Collected data entries:

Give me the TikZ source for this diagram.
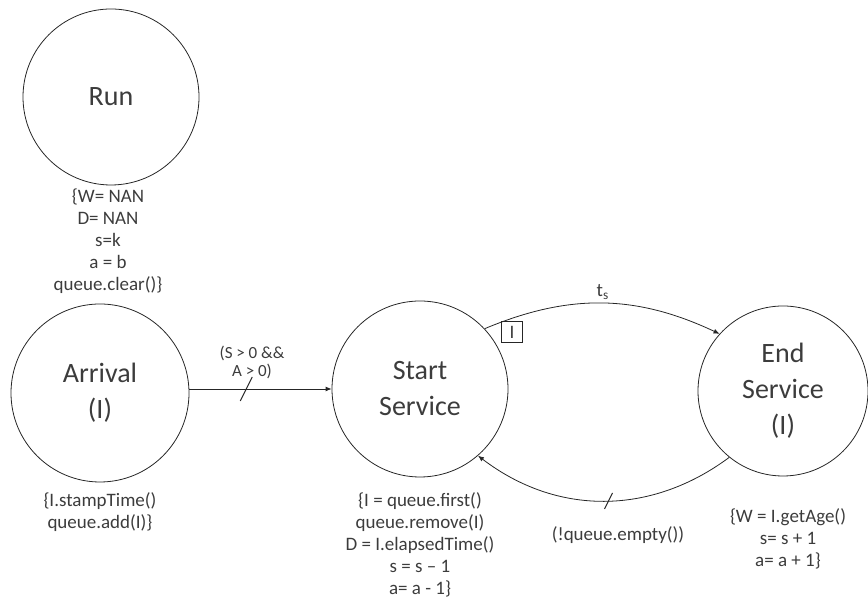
\documentclass[tikz,border=0pt]{standalone}
\usepackage{fontspec}
\setmainfont{Carlito}
\usepackage{tikz}
\usetikzlibrary{calc,arrows.meta}
\definecolor{ink}{HTML}{3C3C3C}
\definecolor{wire}{HTML}{262626}

\begin{document}
\begin{tikzpicture}[x=1pt,y=1pt,
  state/.style={circle,draw=wire,line width=0.8pt,inner sep=0pt,text=ink,align=center,
    font=\fontsize{28}{36}\selectfont},
  note/.style={text=ink,align=center,font=\fontsize{19}{22}\selectfont},
  edge/.style={draw=wire,line width=0.8pt,-{Latex[length=6pt,width=5pt]}},
  gate/.style={draw=wire,line width=1pt}]
\useasboundingbox (0,0) rectangle (868,601);
% events
\node[state,minimum size=176pt] (run)   at (111,504) {Run};
\node[state,minimum size=178pt] (arr)   at (100,208) {Arrival\\(I)};
\node[state,minimum size=176pt] (start) at (420,212) {Start\\Service};
\node[state,minimum size=170pt] (end)   at (783,210) {End\\Service\\(I)};
% state changes
\node[note] (runnote)   at (108,360) {\{W= NAN\\D= NAN\\s=k\\a = b\\queue.clear()\}};
\node[note] (arrnote)   at (100,89)  {\{I.stampTime()\\queue.add(I)\}};
\node[note] (startnote) at (420,56)  {\{I = queue.first()\\queue.remove(I)\\D = I.elapsedTime()\\s = s -- 1\\a= a - 1\}};
\node[note] (endnote)   at (788,62)  {\{W = I.getAge()\\s= s + 1\\a= a + 1\}};
% edges
\draw[edge] (arr.east |- start.west) -- coordinate[pos=0.4] (g1) (start.west);
\draw[gate] ($(g1)+(-6,-12)$) -- ($(g1)+(6,12)$);
\node[note,font=\fontsize{17}{18}\selectfont] (cond1) at (252,239) {(S > 0 \&\&\\A > 0)};
\draw[edge] (start.43) to[bend left=24] node[note,pos=0.5,above] (ts) {t\textsubscript{s}} (end.138);
\node[draw=wire,line width=0.6pt,note,minimum size=21pt,inner sep=0pt] (tok) at (512,269) {I};
\draw[edge] (end.231) to[bend left=37] node[coordinate,pos=0.48] (g2) {} (start.311);
\draw[gate] ($(g2)+(-4,-8)$) -- ($(g2)+(4,8)$);
\node[note] (cond2) at (618,66) {(!queue.empty())};
\end{tikzpicture}
\end{document}
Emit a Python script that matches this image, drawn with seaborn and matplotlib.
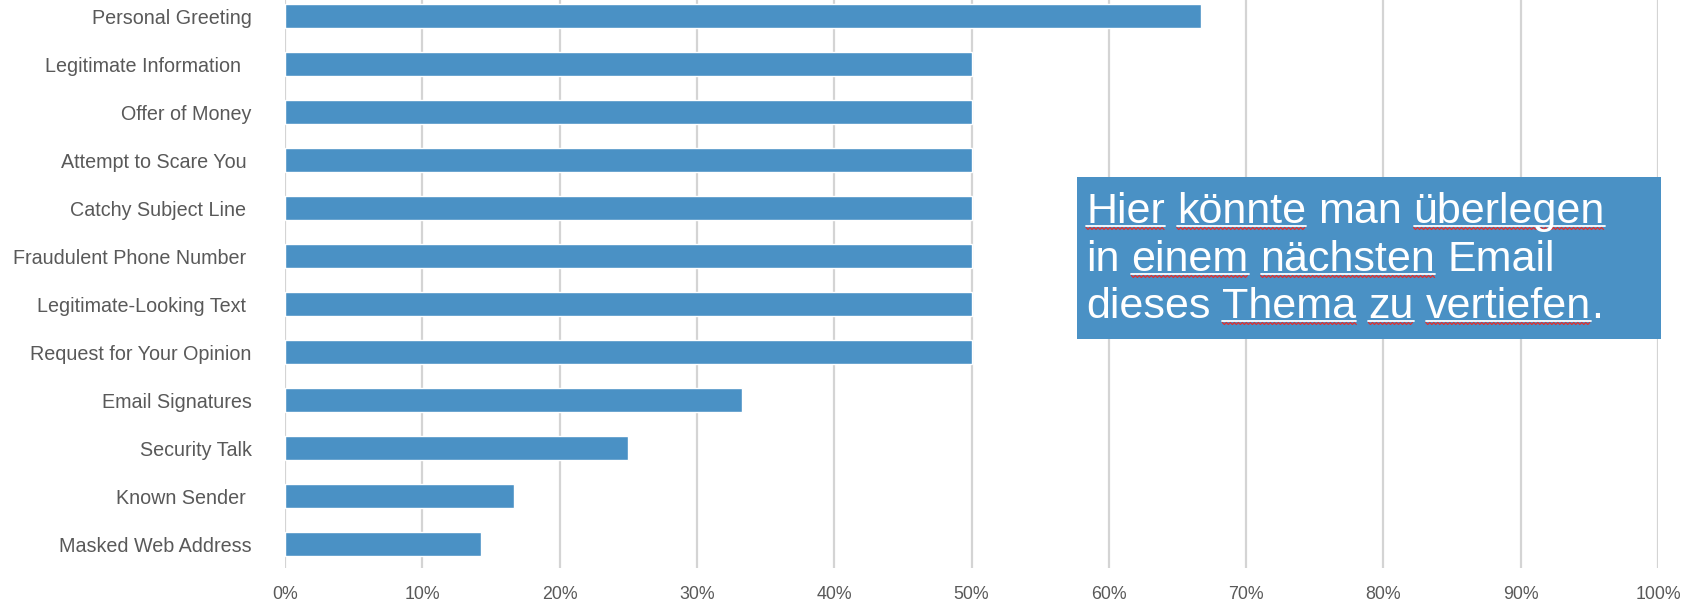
import matplotlib
matplotlib.use('Agg')
import matplotlib.pyplot as plt
import numpy as np
import seaborn as sns
from matplotlib.patches import Rectangle
from matplotlib.lines import Line2D

sns.set_theme(style='white')
plt.rcParams['font.family'] = ['Liberation Sans', 'DejaVu Sans']

# data (share of emails, %)
labels = ['Personal Greeting', 'Legitimate Information  ', 'Offer of Money',
          'Attempt to Scare You ', 'Catchy Subject Line ', 'Fraudulent Phone Number ',
          'Legitimate-Looking Text ', 'Request for Your Opinion', 'Email Signatures',
          'Security Talk', 'Known Sender ', 'Masked Web Address']
values = [66.7, 50.0, 50.0, 50.0, 50.0, 50.0, 50.0, 50.0, 33.3, 25.0, 16.7, 14.3]
xticks = list(range(0, 101, 10))
xtick_labels = [f'{t}%' for t in xticks]

note_lines = [
    [('Hier', True), ('könnte', True), ('man', False), ('überlegen', True)],
    [('in', False), ('einem', True), ('nächsten', True), ('Email', False)],
    [('dieses', False), ('Thema', True), ('zu', True), ('vertiefen', True), ('.', False)],
]

BAR = '#4a91c5'
W, H = 1688, 605
fig = plt.figure(figsize=(W / 100, H / 100), dpi=100)
ax = fig.add_axes([285 / W, (H - 568) / H, (1658 - 285) / W, 576 / H])

sns.barplot(x=values, y=labels, color=BAR, saturation=1, width=0.49,
            orient='h', ax=ax, zorder=3)
ax.set_xlim(0, 100)
ax.set_ylim(11.5, -0.5)
ax.set_xticks(xticks)
ax.set_xticklabels(xtick_labels)
ax.xaxis.grid(True, color='#d4d4d4', linewidth=1.6, zorder=0)
ax.set_axisbelow(True)
for s in ax.spines.values():
    s.set_visible(False)
ax.tick_params(axis='x', length=0, pad=13, labelsize=12.8, labelcolor='#595959')
ax.tick_params(axis='y', length=0, pad=24, labelsize=14.2, labelcolor='#595959')
ax.set_xlabel('')
ax.set_ylabel('')

# annotation box
box = Rectangle((1077 / W, 1 - 339 / H), 584 / W, 162 / H, transform=fig.transFigure,
                facecolor=BAR, edgecolor='none', zorder=5)
fig.patches.append(box)

fig.canvas.draw()
renderer = fig.canvas.get_renderer()
fs = 31
space = 0.278 * fs * 100 / 72
baselines = [223, 271, 318]
for line, base in zip(note_lines, baselines):
    x = 1086
    yb = H - base
    for word, under in line:
        if word == '.':
            x -= space
        t = fig.text(x / W, yb / H, word, color='white', fontsize=fs,
                     va='baseline', ha='left', zorder=6)
        bb = t.get_window_extent(renderer)
        if under:
            fig.add_artist(Line2D([bb.x0 / W, bb.x1 / W], [(yb - 2.5) / H, (yb - 2.5) / H],
                                  transform=fig.transFigure, color='white', lw=1.3, zorder=6))
            xs = np.arange(bb.x0, bb.x1 + 0.1, 2.0)
            ys = yb - 5.5 + np.where(np.arange(len(xs)) % 2 == 0, 1.0, -1.0)
            fig.add_artist(Line2D(xs / W, ys / H, transform=fig.transFigure,
                                  color='#e03030', lw=0.9, zorder=6))
        x = bb.x1 + space

fig.savefig('out.png', dpi=100)
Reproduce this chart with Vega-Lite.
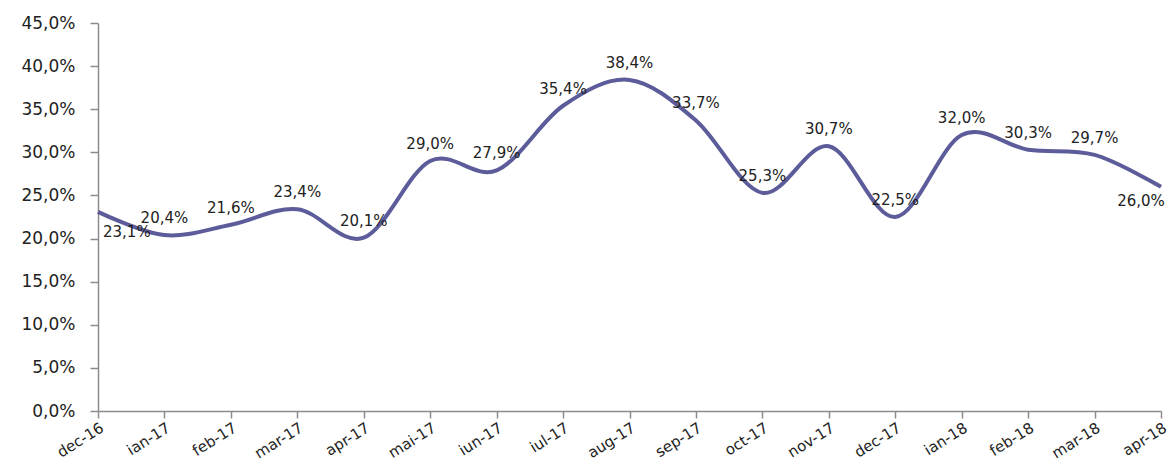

■ DIRECTIONS:
Repeat the preceding records precisely, and leave every picture out of the copy.

■ TASK RESPONSE:
Give me the TikZ source for this diagram.
\documentclass[tikz,border=0pt]{standalone}
\usepackage{fontspec}
\setmainfont{Carlito}
\usepackage{tikz}
\usetikzlibrary{calc,arrows.meta}
\definecolor{ink}{HTML}{3C3C3C}
\definecolor{wire}{HTML}{262626}

\begin{document}
\begin{tikzpicture}[x=1pt,y=1pt,
  state/.style={circle,draw=wire,line width=0.8pt,inner sep=0pt,text=ink,align=center,
    font=\fontsize{28}{36}\selectfont},
  note/.style={text=ink,align=center,font=\fontsize{19}{22}\selectfont},
  edge/.style={draw=wire,line width=0.8pt,-{Latex[length=6pt,width=5pt]}},
  gate/.style={draw=wire,line width=1pt}]
\useasboundingbox (0,0) rectangle (868,601);
% events
\node[state,minimum size=176pt] (run)   at (111,504) {Run};
\node[state,minimum size=178pt] (arr)   at (100,208) {Arrival\\(I)};
\node[state,minimum size=176pt] (start) at (420,212) {Start\\Service};
\node[state,minimum size=170pt] (end)   at (783,210) {End\\Service\\(I)};
% state changes
\node[note] (runnote)   at (108,360) {\{W= NAN\\D= NAN\\s=k\\a = b\\queue.clear()\}};
\node[note] (arrnote)   at (100,89)  {\{I.stampTime()\\queue.add(I)\}};
\node[note] (startnote) at (420,56)  {\{I = queue.first()\\queue.remove(I)\\D = I.elapsedTime()\\s = s -- 1\\a= a - 1\}};
\node[note] (endnote)   at (788,62)  {\{W = I.getAge()\\s= s + 1\\a= a + 1\}};
% edges
\draw[edge] (arr.east |- start.west) -- coordinate[pos=0.4] (g1) (start.west);
\draw[gate] ($(g1)+(-6,-12)$) -- ($(g1)+(6,12)$);
\node[note,font=\fontsize{17}{18}\selectfont] (cond1) at (252,239) {(S > 0 \&\&\\A > 0)};
\draw[edge] (start.43) to[bend left=24] node[note,pos=0.5,above] (ts) {t\textsubscript{s}} (end.138);
\node[draw=wire,line width=0.6pt,note,minimum size=21pt,inner sep=0pt] (tok) at (512,269) {I};
\draw[edge] (end.231) to[bend left=37] node[coordinate,pos=0.48] (g2) {} (start.311);
\draw[gate] ($(g2)+(-4,-8)$) -- ($(g2)+(4,8)$);
\node[note] (cond2) at (618,66) {(!queue.empty())};
\end{tikzpicture}
\end{document}
Emit a Python script that matches this image, drawn with seaborn and matplotlib.
import matplotlib
matplotlib.use('Agg')
import matplotlib.pyplot as plt
import numpy as np
import seaborn as sns
from matplotlib.patches import Rectangle
from matplotlib.lines import Line2D

sns.set_theme(style='white')
plt.rcParams['font.family'] = ['Liberation Sans', 'DejaVu Sans']

# data (share of emails, %)
labels = ['Personal Greeting', 'Legitimate Information  ', 'Offer of Money',
          'Attempt to Scare You ', 'Catchy Subject Line ', 'Fraudulent Phone Number ',
          'Legitimate-Looking Text ', 'Request for Your Opinion', 'Email Signatures',
          'Security Talk', 'Known Sender ', 'Masked Web Address']
values = [66.7, 50.0, 50.0, 50.0, 50.0, 50.0, 50.0, 50.0, 33.3, 25.0, 16.7, 14.3]
xticks = list(range(0, 101, 10))
xtick_labels = [f'{t}%' for t in xticks]

note_lines = [
    [('Hier', True), ('könnte', True), ('man', False), ('überlegen', True)],
    [('in', False), ('einem', True), ('nächsten', True), ('Email', False)],
    [('dieses', False), ('Thema', True), ('zu', True), ('vertiefen', True), ('.', False)],
]

BAR = '#4a91c5'
W, H = 1688, 605
fig = plt.figure(figsize=(W / 100, H / 100), dpi=100)
ax = fig.add_axes([285 / W, (H - 568) / H, (1658 - 285) / W, 576 / H])

sns.barplot(x=values, y=labels, color=BAR, saturation=1, width=0.49,
            orient='h', ax=ax, zorder=3)
ax.set_xlim(0, 100)
ax.set_ylim(11.5, -0.5)
ax.set_xticks(xticks)
ax.set_xticklabels(xtick_labels)
ax.xaxis.grid(True, color='#d4d4d4', linewidth=1.6, zorder=0)
ax.set_axisbelow(True)
for s in ax.spines.values():
    s.set_visible(False)
ax.tick_params(axis='x', length=0, pad=13, labelsize=12.8, labelcolor='#595959')
ax.tick_params(axis='y', length=0, pad=24, labelsize=14.2, labelcolor='#595959')
ax.set_xlabel('')
ax.set_ylabel('')

# annotation box
box = Rectangle((1077 / W, 1 - 339 / H), 584 / W, 162 / H, transform=fig.transFigure,
                facecolor=BAR, edgecolor='none', zorder=5)
fig.patches.append(box)

fig.canvas.draw()
renderer = fig.canvas.get_renderer()
fs = 31
space = 0.278 * fs * 100 / 72
baselines = [223, 271, 318]
for line, base in zip(note_lines, baselines):
    x = 1086
    yb = H - base
    for word, under in line:
        if word == '.':
            x -= space
        t = fig.text(x / W, yb / H, word, color='white', fontsize=fs,
                     va='baseline', ha='left', zorder=6)
        bb = t.get_window_extent(renderer)
        if under:
            fig.add_artist(Line2D([bb.x0 / W, bb.x1 / W], [(yb - 2.5) / H, (yb - 2.5) / H],
                                  transform=fig.transFigure, color='white', lw=1.3, zorder=6))
            xs = np.arange(bb.x0, bb.x1 + 0.1, 2.0)
            ys = yb - 5.5 + np.where(np.arange(len(xs)) % 2 == 0, 1.0, -1.0)
            fig.add_artist(Line2D(xs / W, ys / H, transform=fig.transFigure,
                                  color='#e03030', lw=0.9, zorder=6))
        x = bb.x1 + space

fig.savefig('out.png', dpi=100)
Reproduce this chart with Vega-Lite.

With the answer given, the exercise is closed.